The Book of Judges is named from the people God selected to provide leader­ship for His people. Judges 2:16 says that God “raised up judges who saved them.” Twelve names are normally included in the group (fig. 3). To this list sometimes are added Abimelech, Eli, and Samuel.

-          Abime­lech, son of Gideon, was more a renegade king than a judge.

-          Eli and Samuel, though spoken of as “judging” Israel (1 Sam. 4:18; 7:15-17), were more high priest and prophet.







Chronology Problems


The number of years indicated in the book of Judges, for the periods of oppression and peace, including the time of Samson, adds up to 410 years. With the Exodus placed at 1446 BC and Solomon’s temple at 966 BC, insufficient time exists to allow 410 years for the events outside of the Judges time period.

-          The chronology problem comes from 1 Kings 6:1, which states that 480 years elapsed between the Exodus and Solomon’s fourth year, when he began to build the temple.

-          This leaves only 70 years in which to locate the 40-year wilderness period, Joshua’s time of leadership (16 years), the period between Samson’s demise and Saul’s inauguration (no fewer than 5 years), Saul’s 40-year reign (Acts 13:21), David’s 40-year reign, and Solomon’s first 4 years­…a total of 145 years altogether.

-          Thus, the 410­ years for the events in judges is at least 75 years too long.


The Book of Judges itself suggests the solution; it implies that certain periods overlapped in time.

-          For instance, Judges 3:30-4:1 implies that Shamgar judged during the 80 years of peace following Ehud’s deliverance from the Moabites.

-          Judges 10:7 implies that Jephthah, occupied with the Ammonites east of the Jordan, and Samson, concerned with the Philis­tines on the west, were contemporary in activity.

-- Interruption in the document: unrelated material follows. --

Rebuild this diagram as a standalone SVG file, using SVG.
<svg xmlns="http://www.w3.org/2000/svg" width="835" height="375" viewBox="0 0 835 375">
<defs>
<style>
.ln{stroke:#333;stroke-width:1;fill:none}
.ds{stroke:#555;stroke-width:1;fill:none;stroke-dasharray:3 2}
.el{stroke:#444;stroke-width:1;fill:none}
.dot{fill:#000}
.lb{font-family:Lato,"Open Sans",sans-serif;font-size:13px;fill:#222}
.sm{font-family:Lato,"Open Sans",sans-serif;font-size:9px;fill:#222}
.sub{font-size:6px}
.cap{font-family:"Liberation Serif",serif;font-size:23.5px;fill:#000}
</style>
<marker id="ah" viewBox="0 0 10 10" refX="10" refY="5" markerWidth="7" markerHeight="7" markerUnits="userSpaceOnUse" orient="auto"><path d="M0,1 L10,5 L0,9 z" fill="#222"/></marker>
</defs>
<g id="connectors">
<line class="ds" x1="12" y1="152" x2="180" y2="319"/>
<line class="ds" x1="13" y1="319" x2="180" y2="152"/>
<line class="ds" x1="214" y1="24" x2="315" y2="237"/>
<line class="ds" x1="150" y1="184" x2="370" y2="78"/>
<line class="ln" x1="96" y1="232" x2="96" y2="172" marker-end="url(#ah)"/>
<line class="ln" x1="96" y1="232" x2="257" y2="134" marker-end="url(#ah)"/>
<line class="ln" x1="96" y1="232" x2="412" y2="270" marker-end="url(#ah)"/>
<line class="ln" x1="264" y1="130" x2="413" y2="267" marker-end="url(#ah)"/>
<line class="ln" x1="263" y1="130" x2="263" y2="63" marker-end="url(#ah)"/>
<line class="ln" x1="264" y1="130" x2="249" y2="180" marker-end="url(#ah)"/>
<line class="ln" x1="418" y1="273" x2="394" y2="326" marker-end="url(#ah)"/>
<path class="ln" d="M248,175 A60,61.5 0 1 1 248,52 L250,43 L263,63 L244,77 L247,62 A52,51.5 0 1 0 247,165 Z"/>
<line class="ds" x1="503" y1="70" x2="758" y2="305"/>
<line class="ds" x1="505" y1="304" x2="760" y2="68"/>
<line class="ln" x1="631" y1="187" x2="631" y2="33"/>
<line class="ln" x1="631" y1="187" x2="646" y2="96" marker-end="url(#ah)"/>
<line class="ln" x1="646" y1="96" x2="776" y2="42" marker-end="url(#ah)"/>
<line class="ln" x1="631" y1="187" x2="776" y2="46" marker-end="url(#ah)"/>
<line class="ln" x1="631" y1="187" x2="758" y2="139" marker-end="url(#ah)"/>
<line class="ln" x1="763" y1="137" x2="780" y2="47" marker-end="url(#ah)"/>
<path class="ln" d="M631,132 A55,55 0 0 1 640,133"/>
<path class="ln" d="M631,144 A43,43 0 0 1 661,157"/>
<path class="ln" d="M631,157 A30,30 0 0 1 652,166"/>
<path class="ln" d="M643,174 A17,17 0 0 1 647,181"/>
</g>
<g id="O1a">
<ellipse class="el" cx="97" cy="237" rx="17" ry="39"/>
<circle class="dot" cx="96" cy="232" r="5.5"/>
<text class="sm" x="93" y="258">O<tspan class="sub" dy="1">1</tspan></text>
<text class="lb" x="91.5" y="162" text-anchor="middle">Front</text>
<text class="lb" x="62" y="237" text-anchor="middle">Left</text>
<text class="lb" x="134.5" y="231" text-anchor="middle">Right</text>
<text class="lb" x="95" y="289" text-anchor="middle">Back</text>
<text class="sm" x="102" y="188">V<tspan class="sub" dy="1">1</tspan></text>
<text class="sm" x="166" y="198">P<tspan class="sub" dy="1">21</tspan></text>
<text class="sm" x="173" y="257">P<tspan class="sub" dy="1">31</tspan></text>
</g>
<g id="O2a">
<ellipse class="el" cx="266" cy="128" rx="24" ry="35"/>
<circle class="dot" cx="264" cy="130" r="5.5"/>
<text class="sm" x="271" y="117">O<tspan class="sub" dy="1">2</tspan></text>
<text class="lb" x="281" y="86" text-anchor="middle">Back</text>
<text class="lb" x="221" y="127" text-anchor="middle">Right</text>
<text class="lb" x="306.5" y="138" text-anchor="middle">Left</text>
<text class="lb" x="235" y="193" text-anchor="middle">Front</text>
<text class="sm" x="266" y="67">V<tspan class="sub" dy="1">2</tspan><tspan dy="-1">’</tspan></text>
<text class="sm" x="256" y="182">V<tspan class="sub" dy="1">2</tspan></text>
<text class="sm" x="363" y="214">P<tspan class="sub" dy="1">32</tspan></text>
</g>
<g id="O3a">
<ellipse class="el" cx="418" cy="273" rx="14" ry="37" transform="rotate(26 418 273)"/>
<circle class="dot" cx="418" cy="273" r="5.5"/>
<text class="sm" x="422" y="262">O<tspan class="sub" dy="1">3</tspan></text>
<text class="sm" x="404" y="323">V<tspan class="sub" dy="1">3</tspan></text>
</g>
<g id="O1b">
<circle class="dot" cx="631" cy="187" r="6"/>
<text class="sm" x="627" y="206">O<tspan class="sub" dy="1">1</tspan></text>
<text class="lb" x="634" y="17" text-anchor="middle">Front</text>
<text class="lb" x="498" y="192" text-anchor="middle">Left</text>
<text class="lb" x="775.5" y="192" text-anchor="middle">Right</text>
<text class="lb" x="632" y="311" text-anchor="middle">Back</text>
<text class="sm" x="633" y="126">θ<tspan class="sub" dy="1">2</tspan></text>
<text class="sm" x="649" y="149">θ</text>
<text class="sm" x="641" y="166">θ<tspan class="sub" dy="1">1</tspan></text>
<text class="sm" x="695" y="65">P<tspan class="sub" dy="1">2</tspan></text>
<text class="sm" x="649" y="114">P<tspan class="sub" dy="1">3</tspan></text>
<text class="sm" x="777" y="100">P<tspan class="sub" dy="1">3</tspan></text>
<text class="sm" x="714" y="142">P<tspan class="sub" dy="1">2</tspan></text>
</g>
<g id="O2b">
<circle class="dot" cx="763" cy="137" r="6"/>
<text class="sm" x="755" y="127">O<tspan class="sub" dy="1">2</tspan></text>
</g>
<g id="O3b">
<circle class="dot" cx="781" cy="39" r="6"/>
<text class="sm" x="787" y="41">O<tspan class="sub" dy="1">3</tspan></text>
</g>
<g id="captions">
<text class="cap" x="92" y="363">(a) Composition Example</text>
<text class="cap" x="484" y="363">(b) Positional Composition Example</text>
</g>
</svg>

-          Certain of the lesser judges, because they were active in separated areas of the land, could have also worked at the same time. For example, Tola, who judged in Issachar (Judg. 10:1-2), and Jair, who judged across the Jordan in Gilead (Judg. 10:3-5).

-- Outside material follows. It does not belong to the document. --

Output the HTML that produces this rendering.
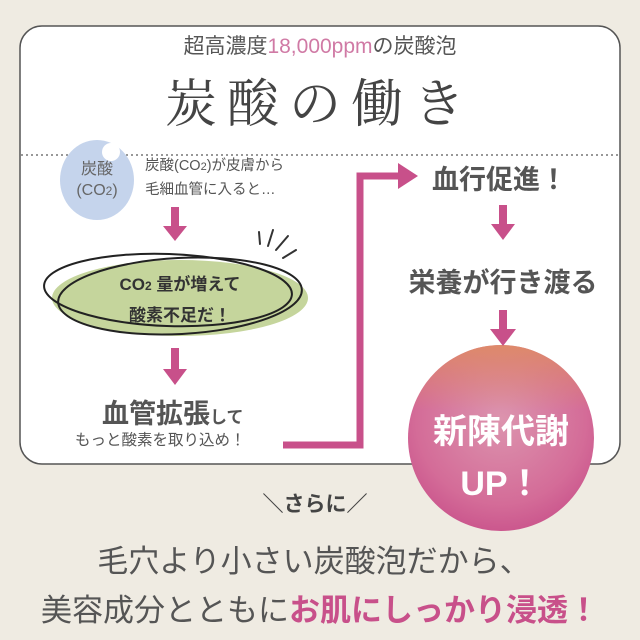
<!DOCTYPE html>
<html><head><meta charset="utf-8"><style>
html,body{margin:0;padding:0}
body{width:640px;height:640px;background:#efebe2;position:relative;overflow:hidden;font-family:"Liberation Sans","Noto Sans CJK JP",sans-serif;color:#555}
.t{position:absolute;white-space:nowrap}
</style></head><body>
<svg width="640" height="640" style="position:absolute;left:0;top:0">
<defs>
<radialGradient id="g" cx="0.5" cy="0.4" r="0.65">
<stop offset="0" stop-color="#dc94ae"/><stop offset="0.7" stop-color="#d46c98"/><stop offset="1" stop-color="#c8508a"/>
</radialGradient>
<linearGradient id="o" x1="0" y1="0" x2="0" y2="1">
<stop offset="0" stop-color="#e0905e" stop-opacity="0.8"/><stop offset="0.35" stop-color="#e0905e" stop-opacity="0"/>
</linearGradient>
</defs>
<rect x="20" y="26" width="600" height="438" rx="22" fill="#fff" stroke="#555" stroke-width="1.5"/>
<line x1="21" y1="155" x2="619" y2="155" stroke="#777" stroke-width="1.5" stroke-dasharray="2,3"/>
<ellipse cx="97" cy="180" rx="37" ry="40" fill="#c5d4ec"/>
<circle cx="111" cy="152" r="9" fill="#fff"/>
<circle cx="501" cy="438" r="93" fill="url(#g)"/>
<circle cx="501" cy="438" r="93" fill="url(#o)"/>
<g fill="#c8508a">
<rect x="171" y="207" width="8" height="20"/><polygon points="163,226 187,226 175,241"/>
<rect x="171" y="348" width="8" height="22"/><polygon points="163,369 187,369 175,385"/>
<rect x="499" y="205" width="8" height="20"/><polygon points="491,224 515,224 503,240"/>
<rect x="499" y="310" width="8" height="20"/><polygon points="490,329 516,329 503,346"/>
<polygon points="398,163 418,176 398,189"/>
</g>
<polyline points="283,445 360,445 360,176 400,176" fill="none" stroke="#c8508a" stroke-width="7"/>
<ellipse cx="180" cy="298" rx="128" ry="38" fill="#c5d59c"/>
<ellipse cx="168" cy="290" rx="124" ry="36" fill="none" stroke="#222" stroke-width="2" transform="rotate(2 168 290)"/>
<ellipse cx="180" cy="296" rx="122" ry="38" fill="none" stroke="#222" stroke-width="2" transform="rotate(-3 180 296)"/>
<g stroke="#333" stroke-width="2" stroke-linecap="round">
<line x1="259" y1="232" x2="260" y2="244"/><line x1="268" y1="246" x2="273" y2="230"/>
<line x1="276" y1="250" x2="288" y2="236"/><line x1="283" y1="258" x2="296" y2="250"/>
</g>
</svg>
<div class="t" style="left:0;width:640px;text-align:center;top:30px;font-size:21px;color:#555">超高濃度<span style="color:#d07aa5">18,000ppm</span>の炭酸泡</div>
<div class="t" style="left:0;width:640px;text-align:center;top:62px;font-size:52px;color:#444;letter-spacing:10px;font-family:'Liberation Serif','Noto Serif CJK SC',serif">炭酸の働き</div>
<div class="t" style="left:62px;width:70px;text-align:center;top:159px;font-size:16px;line-height:21px;color:#666">炭酸<br>(CO<span style="font-size:12px">2</span>)</div>
<div class="t" style="left:145px;top:155px;font-size:14.5px;line-height:23px;color:#555">炭酸(CO<span style="font-size:11px">2</span>)が皮膚から<br>毛細血管に入ると…</div>
<div class="t" style="left:80px;width:200px;text-align:center;top:270px;font-size:17px;line-height:30px;font-weight:bold;color:#333">CO<span style="font-size:12px">2</span> 量が増えて<br>酸素不足だ！</div>
<div class="t" style="left:102px;top:392px;font-size:27px;font-weight:bold;color:#555">血管拡張<span style="font-size:17px">して</span></div>
<div class="t" style="left:75px;top:428px;font-size:15.5px;color:#555">もっと酸素を取り込め！</div>
<div class="t" style="left:432px;top:158px;font-size:27px;font-weight:bold;color:#555">血行促進！</div>
<div class="t" style="left:400px;width:206px;text-align:center;top:261px;font-size:27px;font-weight:bold;color:#555">栄養が行き渡る</div>
<div class="t" style="left:406px;width:190px;text-align:center;top:406px;font-size:34px;line-height:52px;font-weight:bold;color:#fff">新陳代謝<br>UP！</div>
<div class="t" style="left:0;width:640px;text-align:center;top:488px;font-size:21px;color:#444;font-weight:bold;padding-right:10px;box-sizing:border-box">＼さらに／</div>
<div class="t" style="left:0;width:640px;text-align:center;top:536px;font-size:31px;color:#555;padding-right:12px;box-sizing:border-box">毛穴より小さい炭酸泡だから、</div>
<div class="t" style="left:0;width:640px;text-align:center;top:585px;font-size:31px;color:#555">美容成分とともに<span style="color:#c8508a;font-weight:bold">お肌にしっかり浸透！</span></div>
</body></html>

Sufficient years may be accounted for to solve the chronology problem.











The Oppression and Deliverance (Judges 3:8-11)


The leader of the Mesopotamian oppression was Cushan Risha­thaim. His country is called Aram-Naharaim (fig. 4), meaning “Aram of the two rivers,” a designation for Mesopotamia.

-          Since this is the only oppressor who came from a distant land, and since the Mesopotamian re­gion did not otherwise have military contact as far south as Israel at this time in history, considerable discussion has ensued as to the man’s identity.

-          Some have suggested that Cushan Rishathaim may have been the Hittite king who is known to have conquered Mitanni and later southward as far as Palestine, leaving traces at Bethshan and elsewhere.


The Bible does not tell how this conquest­ by Cushan-Rishathaim was affected, nor how many tribes were involved. None of the other oppres­sions affected all of the tribes, and so likely this one did not either.

-          The duration of occupation is given as eight years. Toward the close of this time the people cried to God for relief, and He gave it through Othniel, younger brother of Caleb.

-          No record is given of how he won the victory. It is stated that “the Spirit of the LORD came upon him” in achieving it. After the victory, Israel had peace 40 years.


This first oppression can be dated to the early second quarter of the fourteenth century.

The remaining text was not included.